Neither had he. “Why don't we try it again? Maybe we won't.”

She thought about it for three full seconds. “All right, when?”

“There's a Bogart festival tomorrow night across town.”

“The Maltese Falcon?”

“And
The Big Sleep
.”

She smiled, comfortably sleepy. “Okay.” When he stepped closer, she waited for him to kiss her. If the idea warmed her, she thought it only natural. The desire to be held and touched was a human one. Her eyes half closed and her heart beat just a little faster.

“You've got to replace this Mickey Mouse lock.”

Her lashes fluttered up again. “What?”

“Your door lock, Tess, is a joke.” He traced a finger down her nose, pleased to see confusion. “If you're going to live in a building without security, you'd better make sure you've got a dead bolt on your door.”
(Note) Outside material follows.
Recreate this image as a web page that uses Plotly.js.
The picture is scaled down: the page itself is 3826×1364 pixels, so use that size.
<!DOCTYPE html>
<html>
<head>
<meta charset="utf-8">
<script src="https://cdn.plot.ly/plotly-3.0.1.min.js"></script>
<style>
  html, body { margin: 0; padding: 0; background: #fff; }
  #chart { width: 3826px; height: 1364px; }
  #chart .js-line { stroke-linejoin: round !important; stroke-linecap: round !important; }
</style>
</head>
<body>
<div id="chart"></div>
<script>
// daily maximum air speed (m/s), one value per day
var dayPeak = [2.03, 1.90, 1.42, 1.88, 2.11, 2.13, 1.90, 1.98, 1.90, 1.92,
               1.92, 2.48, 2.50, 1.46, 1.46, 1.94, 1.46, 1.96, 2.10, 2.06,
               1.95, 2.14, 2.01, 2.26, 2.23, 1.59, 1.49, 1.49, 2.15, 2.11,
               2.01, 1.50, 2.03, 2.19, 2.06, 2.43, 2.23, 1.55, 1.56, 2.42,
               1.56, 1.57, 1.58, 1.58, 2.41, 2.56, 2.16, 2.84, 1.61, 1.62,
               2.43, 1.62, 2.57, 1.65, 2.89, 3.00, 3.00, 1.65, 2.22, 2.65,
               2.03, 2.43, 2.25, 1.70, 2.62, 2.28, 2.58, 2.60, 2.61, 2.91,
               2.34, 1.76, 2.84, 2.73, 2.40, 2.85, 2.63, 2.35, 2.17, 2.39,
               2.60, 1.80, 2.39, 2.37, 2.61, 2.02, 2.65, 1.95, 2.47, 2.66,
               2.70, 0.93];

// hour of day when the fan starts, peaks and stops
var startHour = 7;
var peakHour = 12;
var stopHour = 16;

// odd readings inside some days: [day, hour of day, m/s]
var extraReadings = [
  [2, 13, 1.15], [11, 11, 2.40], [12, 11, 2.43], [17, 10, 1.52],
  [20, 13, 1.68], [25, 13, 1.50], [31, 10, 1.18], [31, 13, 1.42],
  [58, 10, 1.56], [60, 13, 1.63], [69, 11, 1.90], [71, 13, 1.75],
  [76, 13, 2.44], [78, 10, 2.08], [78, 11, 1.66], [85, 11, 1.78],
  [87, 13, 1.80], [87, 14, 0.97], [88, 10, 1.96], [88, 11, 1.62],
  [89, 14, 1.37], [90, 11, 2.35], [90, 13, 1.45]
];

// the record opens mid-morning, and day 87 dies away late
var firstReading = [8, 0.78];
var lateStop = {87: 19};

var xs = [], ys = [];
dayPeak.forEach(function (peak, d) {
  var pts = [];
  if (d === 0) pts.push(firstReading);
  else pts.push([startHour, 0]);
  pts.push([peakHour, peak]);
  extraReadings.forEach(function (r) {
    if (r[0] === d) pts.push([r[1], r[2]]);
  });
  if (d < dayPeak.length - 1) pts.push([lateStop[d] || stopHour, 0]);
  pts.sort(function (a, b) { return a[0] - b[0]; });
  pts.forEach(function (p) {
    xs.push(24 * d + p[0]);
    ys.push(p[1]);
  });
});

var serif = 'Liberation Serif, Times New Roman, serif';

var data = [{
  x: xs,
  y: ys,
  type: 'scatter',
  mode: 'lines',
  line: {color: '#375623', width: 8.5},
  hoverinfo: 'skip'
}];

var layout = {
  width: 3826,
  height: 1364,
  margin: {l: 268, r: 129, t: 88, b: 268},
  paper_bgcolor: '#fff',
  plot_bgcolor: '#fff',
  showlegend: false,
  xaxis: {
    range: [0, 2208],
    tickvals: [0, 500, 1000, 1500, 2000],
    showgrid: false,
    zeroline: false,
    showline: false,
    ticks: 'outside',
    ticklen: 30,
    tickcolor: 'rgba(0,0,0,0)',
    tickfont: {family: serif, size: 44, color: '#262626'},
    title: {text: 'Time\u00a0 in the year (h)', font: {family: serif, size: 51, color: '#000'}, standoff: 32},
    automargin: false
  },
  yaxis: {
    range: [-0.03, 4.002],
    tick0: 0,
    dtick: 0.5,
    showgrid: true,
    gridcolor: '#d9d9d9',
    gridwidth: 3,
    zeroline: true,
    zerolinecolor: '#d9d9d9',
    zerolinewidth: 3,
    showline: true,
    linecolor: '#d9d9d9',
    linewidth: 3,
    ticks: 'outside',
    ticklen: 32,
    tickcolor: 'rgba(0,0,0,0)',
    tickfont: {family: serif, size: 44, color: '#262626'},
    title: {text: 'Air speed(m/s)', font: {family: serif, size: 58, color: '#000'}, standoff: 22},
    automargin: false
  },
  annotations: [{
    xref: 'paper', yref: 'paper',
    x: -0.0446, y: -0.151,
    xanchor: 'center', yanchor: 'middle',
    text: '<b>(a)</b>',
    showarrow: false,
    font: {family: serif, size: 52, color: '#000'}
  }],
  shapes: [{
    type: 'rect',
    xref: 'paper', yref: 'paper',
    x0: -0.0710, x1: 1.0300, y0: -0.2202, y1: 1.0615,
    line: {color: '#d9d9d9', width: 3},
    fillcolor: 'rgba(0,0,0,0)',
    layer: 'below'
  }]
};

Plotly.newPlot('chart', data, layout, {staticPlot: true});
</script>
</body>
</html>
“Dead bolt.” With a half laugh she straightened and reached for her keys. “I can't argue with a cop.”

“Glad to hear it.” He put his hands over hers and kissed her before she'd prepared herself again. Later, when she could think straight, she'd wonder if he'd planned it that way.

It was silly to believe that a kiss as gentle, as easy as this one could send shock waves through the body. Blood didn't really heat and the mind didn't really swim.

She knew better, but felt it anyway. Touching nothing but her hands, he took her under.

His mouth was clever, but she'd suspected as much. His lips were warm, soft, and he used his teeth to add a nip of excitement. They scraped over her lip before his tongue slid over hers. She told herself it was the late hour, the wine, the relaxation, but she gave herself to the moment without any of the caution she was prone to.